水無月さらら『恋愛小説家になれない』
イケメンな住宅展示場の営業×美人人気ラノベ作家。
図書館でトラブった受けは、ひそかに憧れていた攻めに助けてもらう。青年漫画雑誌での連載にえっちな場面を書かねばならないのだが、恋愛経験ゼロで困っていた受けは、攻めにアドバイスをお願いする。交流するうちに攻めはたよりなく純粋な受けに惚れてしまうが、実は彼が人気作家で結構芯もつよく、自分との逢瀬も取材のためなんだと思ってしまってぐるぐる。一方受けも攻めのイケメンぶりとか態度とか、プラス初めての恋にぐるぐる。

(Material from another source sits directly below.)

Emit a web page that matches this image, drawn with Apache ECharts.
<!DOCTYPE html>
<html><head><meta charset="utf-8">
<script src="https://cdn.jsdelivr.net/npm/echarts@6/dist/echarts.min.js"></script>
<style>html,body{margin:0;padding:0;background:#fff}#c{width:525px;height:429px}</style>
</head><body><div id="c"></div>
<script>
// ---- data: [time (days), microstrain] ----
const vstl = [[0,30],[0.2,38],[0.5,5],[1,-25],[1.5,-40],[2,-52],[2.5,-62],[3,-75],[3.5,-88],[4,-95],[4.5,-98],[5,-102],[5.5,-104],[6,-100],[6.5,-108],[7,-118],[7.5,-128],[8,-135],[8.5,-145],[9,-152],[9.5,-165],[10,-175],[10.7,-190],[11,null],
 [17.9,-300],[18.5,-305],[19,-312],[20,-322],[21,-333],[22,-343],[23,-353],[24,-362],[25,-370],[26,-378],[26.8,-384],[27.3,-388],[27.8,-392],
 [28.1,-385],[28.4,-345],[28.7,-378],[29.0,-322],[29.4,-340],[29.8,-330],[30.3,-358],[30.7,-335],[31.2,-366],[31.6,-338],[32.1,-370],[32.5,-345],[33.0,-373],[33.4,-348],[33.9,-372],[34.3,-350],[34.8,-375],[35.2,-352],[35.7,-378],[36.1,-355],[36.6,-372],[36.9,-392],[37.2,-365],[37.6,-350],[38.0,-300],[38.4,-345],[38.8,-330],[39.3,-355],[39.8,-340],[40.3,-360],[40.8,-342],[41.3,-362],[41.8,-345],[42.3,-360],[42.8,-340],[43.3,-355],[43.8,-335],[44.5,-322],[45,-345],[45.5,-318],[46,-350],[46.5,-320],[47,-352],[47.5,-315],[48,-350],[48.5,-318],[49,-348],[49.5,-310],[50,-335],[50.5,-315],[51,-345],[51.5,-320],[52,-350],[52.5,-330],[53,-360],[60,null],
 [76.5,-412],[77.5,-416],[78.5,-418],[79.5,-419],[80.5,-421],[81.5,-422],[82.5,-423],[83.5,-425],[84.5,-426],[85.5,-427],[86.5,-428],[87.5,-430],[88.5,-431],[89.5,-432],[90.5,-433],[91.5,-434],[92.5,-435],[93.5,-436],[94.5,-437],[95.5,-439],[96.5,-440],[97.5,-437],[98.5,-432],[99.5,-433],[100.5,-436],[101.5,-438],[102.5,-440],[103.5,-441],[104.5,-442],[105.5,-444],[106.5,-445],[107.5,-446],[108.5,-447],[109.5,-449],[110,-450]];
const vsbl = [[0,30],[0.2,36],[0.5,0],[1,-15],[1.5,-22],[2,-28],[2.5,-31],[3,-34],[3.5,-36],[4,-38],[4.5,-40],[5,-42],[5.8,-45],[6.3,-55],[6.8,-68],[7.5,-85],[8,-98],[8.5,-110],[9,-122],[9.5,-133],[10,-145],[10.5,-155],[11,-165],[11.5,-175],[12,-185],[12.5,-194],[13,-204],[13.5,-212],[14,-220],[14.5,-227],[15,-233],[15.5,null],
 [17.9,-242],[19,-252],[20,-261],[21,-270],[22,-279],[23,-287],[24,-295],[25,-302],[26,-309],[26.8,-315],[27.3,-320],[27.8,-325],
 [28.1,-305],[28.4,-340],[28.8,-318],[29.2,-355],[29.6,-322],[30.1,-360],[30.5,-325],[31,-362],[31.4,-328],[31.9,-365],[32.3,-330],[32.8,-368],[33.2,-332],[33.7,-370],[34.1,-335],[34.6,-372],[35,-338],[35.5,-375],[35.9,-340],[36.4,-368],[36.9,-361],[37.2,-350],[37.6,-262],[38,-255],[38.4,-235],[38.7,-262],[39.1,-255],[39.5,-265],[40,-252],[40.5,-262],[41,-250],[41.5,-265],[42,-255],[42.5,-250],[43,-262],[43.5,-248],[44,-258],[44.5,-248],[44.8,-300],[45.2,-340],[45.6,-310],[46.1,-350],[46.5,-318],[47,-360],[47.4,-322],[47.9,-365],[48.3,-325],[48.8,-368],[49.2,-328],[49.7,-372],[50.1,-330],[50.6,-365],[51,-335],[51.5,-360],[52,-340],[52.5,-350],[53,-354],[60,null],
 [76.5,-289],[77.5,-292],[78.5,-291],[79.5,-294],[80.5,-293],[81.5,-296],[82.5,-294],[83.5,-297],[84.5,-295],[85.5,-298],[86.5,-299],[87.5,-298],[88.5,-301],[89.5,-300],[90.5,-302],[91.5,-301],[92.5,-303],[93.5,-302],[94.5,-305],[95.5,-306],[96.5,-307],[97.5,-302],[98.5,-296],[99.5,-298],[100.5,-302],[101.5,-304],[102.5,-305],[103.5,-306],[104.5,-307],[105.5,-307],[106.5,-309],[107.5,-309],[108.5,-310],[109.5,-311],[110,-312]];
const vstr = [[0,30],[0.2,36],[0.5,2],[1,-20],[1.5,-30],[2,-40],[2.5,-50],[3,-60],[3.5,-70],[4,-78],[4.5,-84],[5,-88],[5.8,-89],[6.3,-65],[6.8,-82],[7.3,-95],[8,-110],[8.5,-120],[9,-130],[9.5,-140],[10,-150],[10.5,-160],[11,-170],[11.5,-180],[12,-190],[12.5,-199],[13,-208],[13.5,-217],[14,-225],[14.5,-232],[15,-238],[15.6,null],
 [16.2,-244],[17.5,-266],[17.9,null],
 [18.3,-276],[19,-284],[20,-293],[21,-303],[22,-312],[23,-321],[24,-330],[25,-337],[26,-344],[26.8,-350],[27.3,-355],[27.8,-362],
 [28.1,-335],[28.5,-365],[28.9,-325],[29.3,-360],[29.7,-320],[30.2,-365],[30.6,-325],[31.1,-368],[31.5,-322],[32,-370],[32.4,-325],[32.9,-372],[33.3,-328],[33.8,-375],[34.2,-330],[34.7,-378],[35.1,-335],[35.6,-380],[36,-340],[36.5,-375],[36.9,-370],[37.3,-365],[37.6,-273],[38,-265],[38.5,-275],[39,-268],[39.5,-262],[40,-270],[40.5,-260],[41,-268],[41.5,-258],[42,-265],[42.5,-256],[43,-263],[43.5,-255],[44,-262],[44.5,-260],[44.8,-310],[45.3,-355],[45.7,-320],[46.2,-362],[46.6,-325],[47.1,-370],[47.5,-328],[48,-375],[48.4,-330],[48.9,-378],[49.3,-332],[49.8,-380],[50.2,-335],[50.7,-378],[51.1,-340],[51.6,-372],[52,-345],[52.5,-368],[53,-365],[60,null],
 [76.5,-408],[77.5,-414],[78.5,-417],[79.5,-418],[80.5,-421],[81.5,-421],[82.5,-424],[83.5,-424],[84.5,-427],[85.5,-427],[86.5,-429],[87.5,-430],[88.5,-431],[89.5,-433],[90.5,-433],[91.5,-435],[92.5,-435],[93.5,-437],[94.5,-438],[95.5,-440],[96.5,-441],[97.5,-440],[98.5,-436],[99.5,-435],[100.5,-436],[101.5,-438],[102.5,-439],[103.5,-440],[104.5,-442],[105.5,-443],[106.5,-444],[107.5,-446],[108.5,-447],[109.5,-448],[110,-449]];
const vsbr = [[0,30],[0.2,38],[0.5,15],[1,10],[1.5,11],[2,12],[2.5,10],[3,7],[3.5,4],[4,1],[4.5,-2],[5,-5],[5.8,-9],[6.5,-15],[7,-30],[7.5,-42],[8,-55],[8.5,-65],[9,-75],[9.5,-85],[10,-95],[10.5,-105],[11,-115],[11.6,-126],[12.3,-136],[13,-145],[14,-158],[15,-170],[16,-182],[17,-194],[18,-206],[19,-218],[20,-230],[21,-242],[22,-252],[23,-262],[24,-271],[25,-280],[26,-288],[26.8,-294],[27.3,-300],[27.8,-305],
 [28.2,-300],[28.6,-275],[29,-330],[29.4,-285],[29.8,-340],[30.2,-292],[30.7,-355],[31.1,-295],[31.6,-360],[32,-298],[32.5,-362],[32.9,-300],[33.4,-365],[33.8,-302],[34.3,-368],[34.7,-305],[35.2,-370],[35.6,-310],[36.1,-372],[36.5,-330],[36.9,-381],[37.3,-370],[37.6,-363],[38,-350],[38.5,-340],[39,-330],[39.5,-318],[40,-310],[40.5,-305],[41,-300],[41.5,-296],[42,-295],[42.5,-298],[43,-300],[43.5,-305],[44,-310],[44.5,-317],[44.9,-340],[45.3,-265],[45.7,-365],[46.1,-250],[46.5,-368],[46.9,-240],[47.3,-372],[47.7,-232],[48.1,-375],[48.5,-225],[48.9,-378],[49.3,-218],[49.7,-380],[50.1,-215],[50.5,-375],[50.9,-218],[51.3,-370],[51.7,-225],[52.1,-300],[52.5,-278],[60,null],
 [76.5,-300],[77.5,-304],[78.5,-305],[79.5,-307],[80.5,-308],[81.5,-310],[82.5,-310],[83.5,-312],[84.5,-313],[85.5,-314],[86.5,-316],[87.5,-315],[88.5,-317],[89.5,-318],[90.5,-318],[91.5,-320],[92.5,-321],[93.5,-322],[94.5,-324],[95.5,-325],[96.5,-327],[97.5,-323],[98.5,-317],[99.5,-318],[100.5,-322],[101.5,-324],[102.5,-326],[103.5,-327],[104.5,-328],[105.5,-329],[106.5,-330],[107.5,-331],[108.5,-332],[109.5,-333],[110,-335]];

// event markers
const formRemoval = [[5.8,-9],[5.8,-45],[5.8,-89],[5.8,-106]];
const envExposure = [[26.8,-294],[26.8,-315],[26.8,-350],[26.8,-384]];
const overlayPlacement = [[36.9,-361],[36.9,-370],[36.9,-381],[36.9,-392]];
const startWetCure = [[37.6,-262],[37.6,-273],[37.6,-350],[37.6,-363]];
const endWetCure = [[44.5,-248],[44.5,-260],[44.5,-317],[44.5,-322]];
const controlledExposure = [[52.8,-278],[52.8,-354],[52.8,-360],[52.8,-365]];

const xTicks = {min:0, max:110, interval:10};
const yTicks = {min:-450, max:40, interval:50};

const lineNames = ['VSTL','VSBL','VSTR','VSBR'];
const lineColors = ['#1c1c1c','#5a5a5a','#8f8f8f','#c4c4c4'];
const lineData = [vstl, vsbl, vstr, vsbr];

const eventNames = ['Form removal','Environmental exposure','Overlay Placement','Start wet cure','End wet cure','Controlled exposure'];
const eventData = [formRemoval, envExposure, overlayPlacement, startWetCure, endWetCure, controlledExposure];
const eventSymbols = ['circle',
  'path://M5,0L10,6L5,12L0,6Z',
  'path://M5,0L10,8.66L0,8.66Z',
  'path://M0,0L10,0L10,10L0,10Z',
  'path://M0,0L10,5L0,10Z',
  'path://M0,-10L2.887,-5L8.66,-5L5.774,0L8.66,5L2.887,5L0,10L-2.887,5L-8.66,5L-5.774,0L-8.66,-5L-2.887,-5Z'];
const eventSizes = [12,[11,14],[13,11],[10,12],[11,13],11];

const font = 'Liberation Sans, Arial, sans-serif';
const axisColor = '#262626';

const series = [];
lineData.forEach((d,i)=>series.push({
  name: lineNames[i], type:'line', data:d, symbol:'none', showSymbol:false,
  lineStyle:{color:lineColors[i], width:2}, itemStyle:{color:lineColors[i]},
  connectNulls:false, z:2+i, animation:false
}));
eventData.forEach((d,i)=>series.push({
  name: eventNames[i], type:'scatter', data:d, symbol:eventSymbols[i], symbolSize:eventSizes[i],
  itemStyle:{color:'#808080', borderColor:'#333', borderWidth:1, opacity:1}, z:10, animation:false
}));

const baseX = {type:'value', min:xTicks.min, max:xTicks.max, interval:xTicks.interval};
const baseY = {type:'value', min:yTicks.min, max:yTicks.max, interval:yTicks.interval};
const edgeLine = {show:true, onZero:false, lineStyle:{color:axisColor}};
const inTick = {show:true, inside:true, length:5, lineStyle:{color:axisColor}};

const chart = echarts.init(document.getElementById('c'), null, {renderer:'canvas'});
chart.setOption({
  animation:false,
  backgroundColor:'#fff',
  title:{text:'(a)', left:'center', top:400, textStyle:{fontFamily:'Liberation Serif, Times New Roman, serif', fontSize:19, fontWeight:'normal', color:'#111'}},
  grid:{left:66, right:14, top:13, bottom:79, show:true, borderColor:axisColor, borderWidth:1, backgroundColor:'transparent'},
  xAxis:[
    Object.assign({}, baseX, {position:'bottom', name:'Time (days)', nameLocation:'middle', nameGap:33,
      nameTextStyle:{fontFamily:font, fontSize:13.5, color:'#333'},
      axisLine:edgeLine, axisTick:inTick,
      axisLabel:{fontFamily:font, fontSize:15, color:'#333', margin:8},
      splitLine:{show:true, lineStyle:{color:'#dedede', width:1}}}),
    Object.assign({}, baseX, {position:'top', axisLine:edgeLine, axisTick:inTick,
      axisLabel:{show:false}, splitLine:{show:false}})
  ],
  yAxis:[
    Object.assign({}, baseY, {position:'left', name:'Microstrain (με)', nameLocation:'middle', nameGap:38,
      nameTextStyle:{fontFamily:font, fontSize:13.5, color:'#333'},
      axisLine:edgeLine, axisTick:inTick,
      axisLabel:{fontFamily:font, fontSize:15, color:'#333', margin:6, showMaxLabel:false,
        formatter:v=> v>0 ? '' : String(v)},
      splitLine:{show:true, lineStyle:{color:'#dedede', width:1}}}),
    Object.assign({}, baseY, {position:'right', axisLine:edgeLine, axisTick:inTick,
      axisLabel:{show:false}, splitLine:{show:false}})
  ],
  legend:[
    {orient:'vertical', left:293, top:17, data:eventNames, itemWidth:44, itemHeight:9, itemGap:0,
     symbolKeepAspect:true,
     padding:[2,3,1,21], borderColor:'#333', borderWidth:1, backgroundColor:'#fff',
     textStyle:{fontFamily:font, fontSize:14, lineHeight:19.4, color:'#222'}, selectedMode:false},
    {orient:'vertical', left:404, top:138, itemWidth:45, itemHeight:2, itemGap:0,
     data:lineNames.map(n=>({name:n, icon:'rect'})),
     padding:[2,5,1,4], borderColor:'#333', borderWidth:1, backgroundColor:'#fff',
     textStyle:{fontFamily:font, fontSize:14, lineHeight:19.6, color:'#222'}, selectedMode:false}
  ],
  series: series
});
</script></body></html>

どっちもそれぞれに結構身勝手で、でもその気持ちはよくわかる、という感じ。この作家のこういう大人の心情って、等身大というか、まんまリアルというのではなく、身近にありがちな不安とか不満をうまくフィクションに引き写しにして料理してる印象。器用だとも思うし、そういう面ではうまい作家なんじゃないかと思う。
ただ、お話としてはつまらなくはないけどそんなに面白いという感じでもないし、キャラがずっとそれぞれに悩んでいる感じで微妙にフラストレーションがたまる。